Problem description:
Skip pictures in the listing below; copy exactly the lines from the one with "Clone this chart in Plotly." through the one with "caption_text = '<b><i>Ilustración", inclusive.
┄┄┄┄┄┄
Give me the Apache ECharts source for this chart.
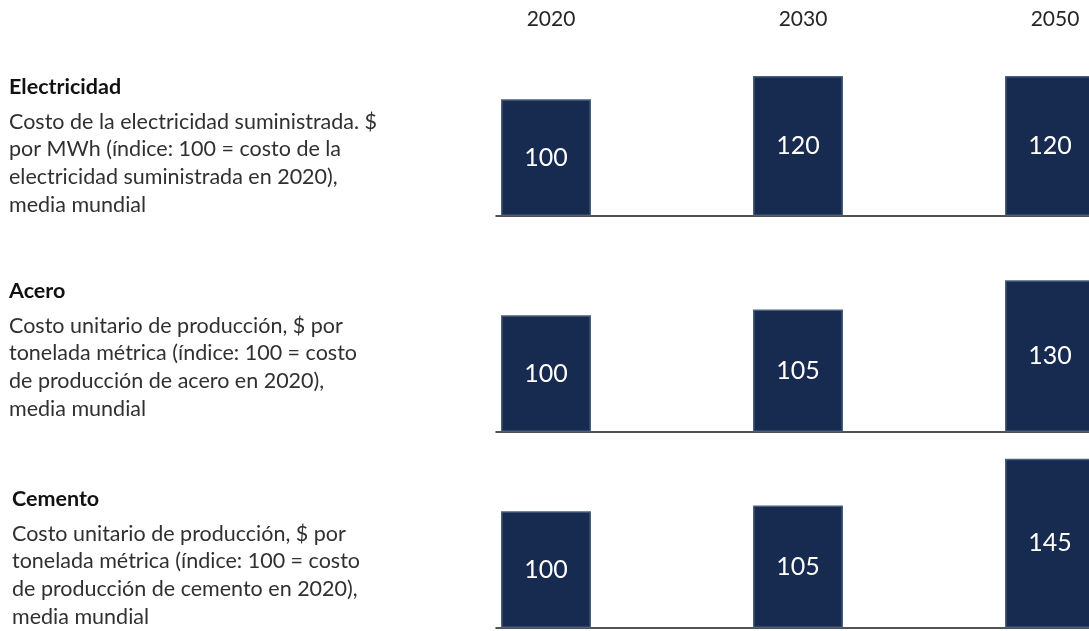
<!DOCTYPE html>
<html>
<head>
<meta charset="utf-8">
<script src="https://cdn.jsdelivr.net/npm/echarts@6/dist/echarts.min.js"></script>
<style>
  html, body { margin: 0; padding: 0; background: #ffffff; }
  #chart { width: 1089px; height: 631px; }
</style>
</head>
<body>
<div id="chart"></div>
<script>
// ---- Data ----
const years = ['2020', '2030', '2050'];
const sectors = ['Electricidad', 'Acero', 'Cemento'];
const descElectricidad = ['Costo de la electricidad suministrada. $', 'por MWh (índice: 100 = costo de la', 'electricidad suministrada en 2020),', 'media mundial'];
const descAcero = ['Costo unitario de producción, $ por', 'tonelada métrica (índice: 100 = costo', 'de producción de acero en 2020),', 'media mundial'];
const descCemento = ['Costo unitario de producción, $ por', 'tonelada métrica (índice: 100 = costo', 'de producción de cemento en 2020),', 'media mundial'];
const electricidad = [100, 120, 120];
const acero = [100, 105, 130];
const cemento = [100, 105, 145];

// ---- Layout ----
const FONT = 'Lato';
const rowValues = [electricidad, acero, cemento];
const rowDescs = [descElectricidad, descAcero, descCemento];
const gridTops = [41, 257, 453];
const gridH = 175;
const titleTops = [76, 280, 488];
const titleLefts = [9, 9, 12];

// bar grids (0..2) and baseline grids (3..5)
const grids = [];
gridTops.forEach(t => grids.push({ left: 420, width: 756, top: t, height: gridH, outerBoundsMode: 'none', containLabel: false }));
gridTops.forEach(t => grids.push({ left: 496, right: 0, top: t, height: gridH, outerBoundsMode: 'none', containLabel: false }));

const xAxes = [];
gridTops.forEach((t, i) => xAxes.push({
  type: 'category', gridIndex: i, data: years, boundaryGap: true,
  axisLine: { show: false }, axisTick: { show: false }, axisLabel: { show: false }, splitLine: { show: false }
}));
gridTops.forEach((t, i) => xAxes.push({
  type: 'value', gridIndex: 3 + i, min: 0, max: 1, position: 'bottom',
  axisLine: { show: true, onZero: false, lineStyle: { color: '#1a1a1a', width: 1.5 } },
  axisTick: { show: false }, axisLabel: { show: false }, splitLine: { show: false }
}));
// year labels on top of the first row
xAxes.push({
  type: 'category', gridIndex: 0, data: years, boundaryGap: true, position: 'top',
  axisLine: { show: false }, axisTick: { show: false }, splitLine: { show: false },
  axisLabel: { show: true, margin: 11, padding: [0, 0, 0, 10], color: '#262626', fontSize: 21, fontFamily: FONT }
});

const yAxes = [];
gridTops.forEach((t, i) => yAxes.push({ type: 'value', gridIndex: i, min: 0, max: 150, show: false }));
gridTops.forEach((t, i) => yAxes.push({ type: 'value', gridIndex: 3 + i, min: 0, max: 1, show: false }));

const series = rowValues.map((vals, i) => ({
  type: 'bar', name: sectors[i], xAxisIndex: i, yAxisIndex: i,
  barWidth: 90,
  data: vals,
  itemStyle: { color: '#172a4f', borderColor: '#4a5f7c', borderWidth: 1.5 },
  label: {
    show: true, position: 'inside', color: '#ffffff', fontSize: 25, fontFamily: FONT
  },
  silent: true, animation: false
}));

const titles = sectors.map((s, i) => ({
  text: s,
  subtext: rowDescs[i].join('\n'),
  left: titleLefts[i], top: titleTops[i], padding: 0, itemGap: 10,
  textStyle: { fontFamily: FONT, fontSize: 21.5, fontWeight: 'bold', color: '#111111', lineHeight: 22 },
  subtextStyle: { fontFamily: FONT, fontSize: 21.5, color: '#303030', lineHeight: 27.6 }
}));

const chart = echarts.init(document.getElementById('chart'), null, { renderer: 'canvas' });
chart.setOption({
  backgroundColor: '#ffffff',
  animation: false,
  title: titles,
  grid: grids,
  xAxis: xAxes,
  yAxis: yAxes,
  series: series
});
</script>
</body>
</html>
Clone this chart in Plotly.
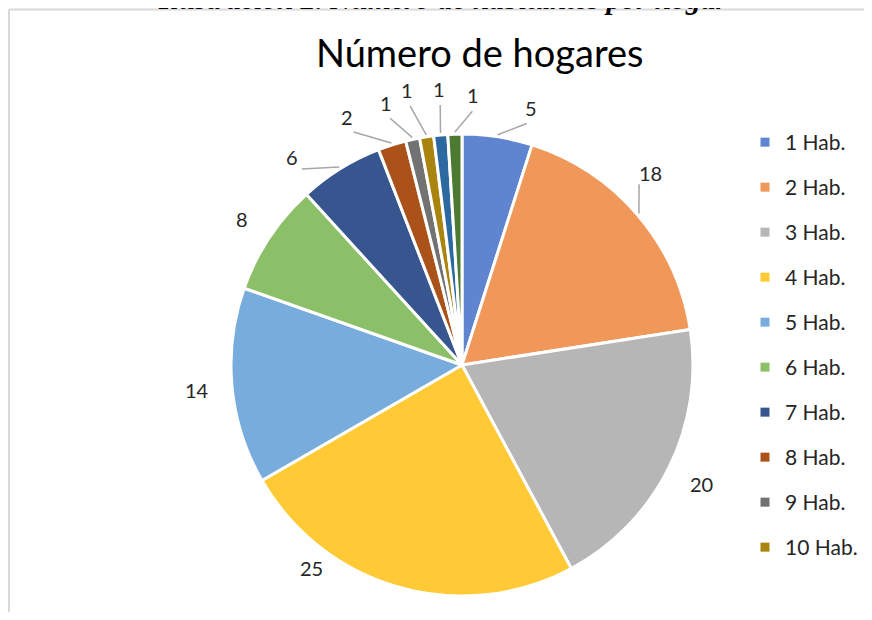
"""
Pie chart: number of inhabitants per household
"""

import math
import plotly.graph_objects as go

# data
labels = ['1 Hab.', '2 Hab.', '3 Hab.', '4 Hab.', '5 Hab.', '6 Hab.',
          '7 Hab.', '8 Hab.', '9 Hab.', '10 Hab.', '11 Hab.', '12 Hab.']
values = [5, 18, 20, 25, 14, 8, 6, 2, 1, 1, 1, 1]
colors = ['#5F85D0', '#F0985A', '#B6B6B6', '#FFCA36', '#78ACDD', '#8BBF68',
          '#37558F', '#AA5219', '#727272', '#A9840F', '#2C69A1', '#4D7A33']
legend_count = 10  # Excel legend only shows the first ten entries

title_text = 'Número de hogares'
caption_text = '<b><i>Ilustración 2. Número de habitantes por hogar</i></b>'

# label layout (Excel "best fit" moves some labels off the slice middle)
label_shift = [6.2, -5.0, 0, 20.7, 0, 0, -7.5, -7.3, -3.9, -2.5, 0.5, 4.1]   # degrees
label_r = [266, 269, 268, 253, 266, 264, 269, 273, 273, 280, 277, 270]       # px
has_leader = [True, True, False, False, False, False, True, True, True, True, True, True]

# page geometry: the plot div sits 8px in from the browser's top-left,
# figure kept a bit smaller than the window so the page does not overflow
W, H, OFF = 856, 604, 8
CX, CY, R = 462, 365, 231  # pie centre / radius in window pixels


def px_x(x):
    return (x - OFF) / W


def px_y(y):
    return 1 - (y - OFF) / H


fig = go.Figure()

# the pie itself
fig.add_trace(go.Pie(
    labels=labels, values=values, sort=False, direction='clockwise', rotation=0,
    marker=dict(colors=colors, line=dict(color='white', width=3)),
    textinfo='none',
    domain=dict(x=[px_x(CX - R), px_x(CX + R)], y=[px_y(CY + R), px_y(CY - R)]),
    showlegend=False, hoverinfo='label+value',
))

# legend entries drawn with empty scatter traces so only ten show up
for i in range(legend_count):
    fig.add_trace(go.Scatter(
        x=[None], y=[None], mode='markers', name=labels[i],
        marker=dict(symbol='square', size=9, color=colors[i]),
        legendgroup=str(i), showlegend=True,
    ))

# data labels + leader lines, placed from each slice's mid angle
annotations = []
shapes = []
total = sum(values)
cum = 0
for i, v in enumerate(values):
    mid = (cum + v / 2) / total * 360
    cum += v
    ang = math.radians(mid + label_shift[i])
    lx = CX + label_r[i] * math.sin(ang)
    ly = CY - label_r[i] * math.cos(ang)
    annotations.append(dict(
        text=str(v), x=px_x(lx), y=px_y(ly), xref='paper', yref='paper',
        xanchor='center', yanchor='middle', showarrow=False,
        font=dict(family='Lato', size=20, color='#262626'),
    ))
    if has_leader[i]:
        a0 = math.radians(mid)
        x0, y0 = CX + (R + 2) * math.sin(a0), CY - (R + 2) * math.cos(a0)
        x1 = CX + (label_r[i] - 16) * math.sin(ang)
        y1 = CY - (label_r[i] - 16) * math.cos(ang)
        shapes.append(dict(type='line', xref='paper', yref='paper',
                           x0=px_x(x0), y0=px_y(y0), x1=px_x(x1), y1=px_y(y1),
                           line=dict(color='#A6A6A6', width=1.5)))

# chart title and the (cut off) document caption above the chart
annotations.append(dict(text=title_text, x=px_x(480), y=px_y(52), xref='paper', yref='paper',
                        xanchor='center', yanchor='middle', showarrow=False,
                        font=dict(family='Lato', size=38, color='#000000')))
annotations.append(dict(text=caption_text, x=px_x(442), y=px_y(16.5), xref='paper', yref='paper',
                        xanchor='center', yanchor='bottom', showarrow=False,
                        font=dict(family='Liberation Serif', size=29.5, color='#000000')))

# chart frame (only top and left edges are visible), kept inside the figure
shapes.append(dict(type='line', xref='paper', yref='paper', x0=px_x(9), x1=1,
                   y0=px_y(9.5), y1=px_y(9.5), line=dict(color='#D9D9D9', width=2)))
shapes.append(dict(type='line', xref='paper', yref='paper', x0=px_x(9), x1=px_x(9),
                   y0=px_y(9.5), y1=0, line=dict(color='#D9D9D9', width=2)))

fig.update_layout(
    width=W, height=H,
    margin=dict(l=0, r=0, t=0, b=0),
    paper_bgcolor='white', plot_bgcolor='white',
    xaxis=dict(visible=False), yaxis=dict(visible=False),
    font=dict(family='Lato', color='#262626'),
    legend=dict(x=px_x(745), y=px_y(122), xanchor='left', yanchor='top',
                font=dict(size=21, color='#262626'), tracegroupgap=14.7,
                itemwidth=30, bgcolor='rgba(0,0,0,0)'),
    annotations=annotations,
    shapes=shapes,
)

fig.write_html("out.html")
┄┄┄┄┄┄
Exercise response:
Clone this chart in Plotly.
"""
Pie chart: number of inhabitants per household
"""

import math
import plotly.graph_objects as go

# data
labels = ['1 Hab.', '2 Hab.', '3 Hab.', '4 Hab.', '5 Hab.', '6 Hab.',
          '7 Hab.', '8 Hab.', '9 Hab.', '10 Hab.', '11 Hab.', '12 Hab.']
values = [5, 18, 20, 25, 14, 8, 6, 2, 1, 1, 1, 1]
colors = ['#5F85D0', '#F0985A', '#B6B6B6', '#FFCA36', '#78ACDD', '#8BBF68',
          '#37558F', '#AA5219', '#727272', '#A9840F', '#2C69A1', '#4D7A33']
legend_count = 10  # Excel legend only shows the first ten entries

title_text = 'Número de hogares'
caption_text = '<b><i>Ilustración 2. Número de habitantes por hogar</i></b>'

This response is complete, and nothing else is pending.